Almost anyone who has ever streamed a film can relate to the twinge of frustration that occurs when a pivotal scene is marred by the sudden appearance of blocky patterns or jagged outlines. Those distortions, called digital artifacts, are the result of image compression — a technique applied to a graphics file to reduce its size. A compressed image takes less bandwidth to transmit or download, resulting in less network traffic, lower energy usage, and faster content delivery — all important considerations at a time when well over half of all internet content is composed of videos and images.
Associate Professor Jona Ballé, the newest member of Tandon’s Department of Electrical and Computer Engineering, has set out to improve the situation. “Image compression is functional, but it doesn’t take into account how human beings see,” they explain.
Ballé, who grew up in Cologne, Germany, was educated at RWTH Aachen University, one of the country’s top engineering schools, where their doctoral studies focused on image processing and understanding human perception. Impressed by the research being done at NYU, they subsequently traveled to Washington Square to do post-doctoral work at the Center for Neural Science’s Laboratory for Computational Vision.
When they arrived, in early 2013, researchers working to create better image compression algorithms had not yet harnessed the power of machine learning, but within a few years, Ballé had helped change that. “This was the tool I had been missing,” they recall. “By 2017, a new paradigm in data compression was being ushered in, and machine learning was allowing us to develop algorithms for better modalities and error metrics.”
Ballé made a move that year to the West Coast to join a team at Google that was focused on the same questions they were interested in: how could machine learning be harnessed to build better data compression algorithms, and make the results look more realistic?
While they enjoyed working there, Ballé eventually missed both the East Coast and academia, where their research could return to tackle these questions in a more fundamental way.
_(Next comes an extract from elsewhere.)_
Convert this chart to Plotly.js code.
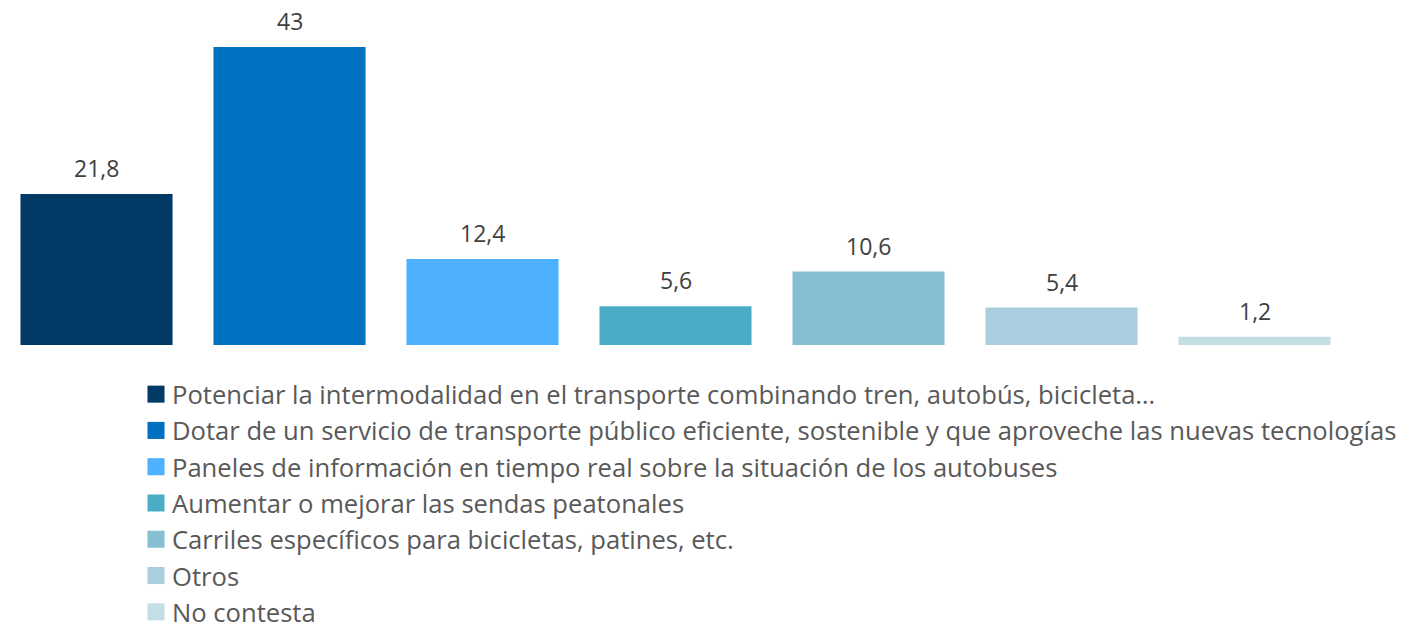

When the opportunity arose to join the faculty at NYU Tandon, it felt like a homecoming of sorts. “I’ll be teaching graduate students, and we’ll be taking very empirical, hands-on approaches,” they say. “I’m already getting a lot of interest from potential Ph.D. candidates and post-docs, so it’s very exciting.”
Ballé, who is non-binary, also welcomes the chance to be a presence for others who might not ever have seen someone who looks like them or shares similar experiences in a STEM setting. “I wouldn’t use the term ‘role model,’ because that might be too lofty a way to describe it,” they say. “But it’s important to be visible – to be seen and acknowledged – so everyone realizes that STEM can be for them.”